Display is still a significant form of representation in the archaeology of Chinese ceramics, particularly in China. A late-twentieth-century development in China gives a sense of how extensive the association of abundance with porcelain is in both archaeological and aesthetic perspectives, even in the present day. In the 1980s a number of kiln sites were excavated at Jingdezhen, and they revealed the extent and variety of production, particularly at the imperial kilns, during the Ming dynasty (e.g., Urban Council 1989; Liu 1996, 1998). Thousands of sherds were found in well-stratified layers dating from the early Ming dynasty to the sixteenth century. Interestingly, many of the sherds were exhibited and published in exhibition catalogs (Jingdezhen Institute 1992; Liu and Lam 1993). This phenomenon heralded the now familiar fashion of displaying archaeologically recovered sherds similarly to intact collected pieces—that is, aesthetically, in museum style. In China, since the advent of professional archaeology in that country in the twentieth century, archaeology has been seen as both science and a visual commodity, with entire museums built around exposed sites. The exhibitions of excavated sherds, however, visually represented a new way of thinking about ceramics in China, for the broken pots and reconstructed pieces were presented as the remains of production, were found in great quantities, and were displayed in their destroyed state. Bearing in mind that these were also wasters, viewers were invited to admire this waste, which would stand for absent perfect pieces.2
The great quantities of sherds on display in Jingdezhen museums, now available for study, contrast greatly with the concurrent celebration of the opposite principle of scarcity in the market for rare Chinese porcelains. This is represented by several recent spectacular auction sales of single pieces, including one small Ming cup that sold for $36 million in 2014 (Sothebys Hong Kong 2014). Porcelains like this are also from Jingdezhen, but they have been made singular through the intervention of time, collecting, and what has been called the economics of singularity (Karpik 2010). With Chinese porcelains, it seems that both abundance and scarcity are operating principles, with one informing the other, for it is clear that without the fundamental abundance in production, aesthetics, and consumption, there could be no scarcity in this case.
Conclusion
Examining Jingdezhen porcelains of the Yuan, Ming, and Qing dynasties through the lens of abundance allows us to reexamine and re-frame both the visual and material characteristics of these ceramics, as well as their movement and impact. In the case of the Yuan dish, we can see that production and decoration in quantity were desirable both domestically and in the trade environment with reference to taste and market forces. In contrast, in the Ming imperial factory, quantity became a liability because of cultural conventions requiring greater control and therefore limitation. While subject to different economic forces than were Yuan blue and white porcelains, Ming imperial porcelains nevertheless still required similar production support in terms of material, labor, and transportation—demonstrating the concurrent duality of quantity and scarcity operating here.

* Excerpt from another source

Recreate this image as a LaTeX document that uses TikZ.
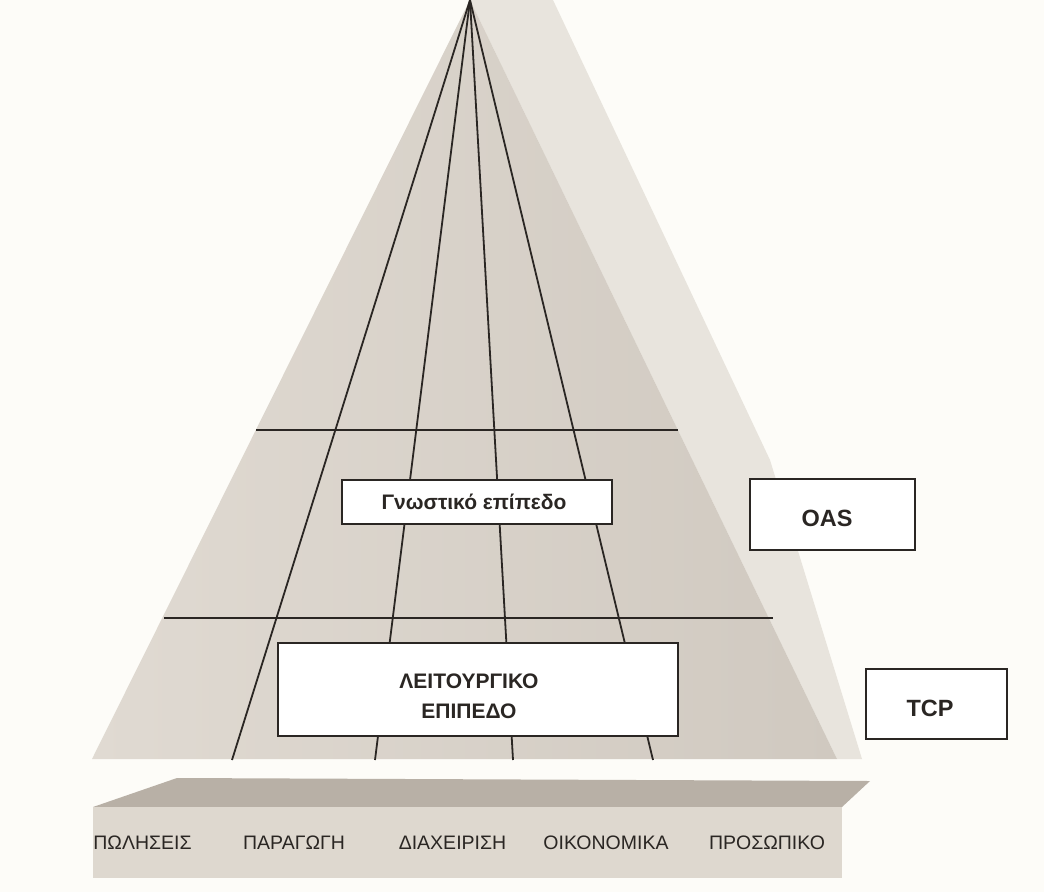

In the Qing dynasty, imperial porcelain was still produced but with different cultural forces at work, which impacted the trade ceramic industry of the time. The cargo of the vast eighteenth-century ship Geldermalsen, destroyed in Indonesian waters, reflected one such force: insularity. Chinese merchants overseas, who would be part of the distribution network for porcelains around the world, were effectively exiled, and much of the maritime distribution of Chinese porcelain from Canton was handled by foreign merchants such as members of the EIC, who were restricted to zoned residential areas and not permitted to live in China proper. The very successful product from China that porcelain represented was therefore strictly separated from domestic examples in the Qing dynasty. Nevertheless, this excluded porcelain also reflected the key aspects of abundance in Chinese ceramics: large-scale production, with consequently large quantities of supplies and labor; repetitive, plentiful decoration; wide distribution, including in this case beyond China; and the visual manifestations of quantity embodied in sets, display, and destruction. This single type of object reflected varying Chinese attitudes toward functional products (as well as foreign ones), which in the case of porcelain have been shown to be considered more than just physical objects but also a manifestation of ideas about things, things in quantity, and the corollary—scarcity—but also about consumption, identity, and the world as a vast market for Chinese commercial and diplomatic goods. Jingdezhen porcelain was a suitably diverse model, but other Chinese goods were also widely distributed through the same networks, and these, too, would be a mirror for both Chinese society and the societies that appropriated china.
Notes
1. See, for example, Vainker (2005:139). So-called Islamic style is used to define and describe the densely patterned, often textile-inspired decoration on a number of Yuan dynasty blue and white porcelains. This is based on an assumption that such pieces were made for “Islamic” markets and consumers. Return to text.
2. There is as yet no link made in China between the conceptual “brokenness” of the porcelains and similarly broken moral virtues, as has been demonstrated in seventeenth- and eighteenth-century England by Pennell (2010). The inherently fragile nature of Chinese porcelain is not generally acknowledged in Chinese literature. In fact, interpretations tend to favor its durability and therefore China’s strength in manufacturing. Comments in Ming connoisseurship literature sometimes associate overconsumption of porcelain with greed or a lack of “elegance” 雅, however (Pierson 2013). Return to text.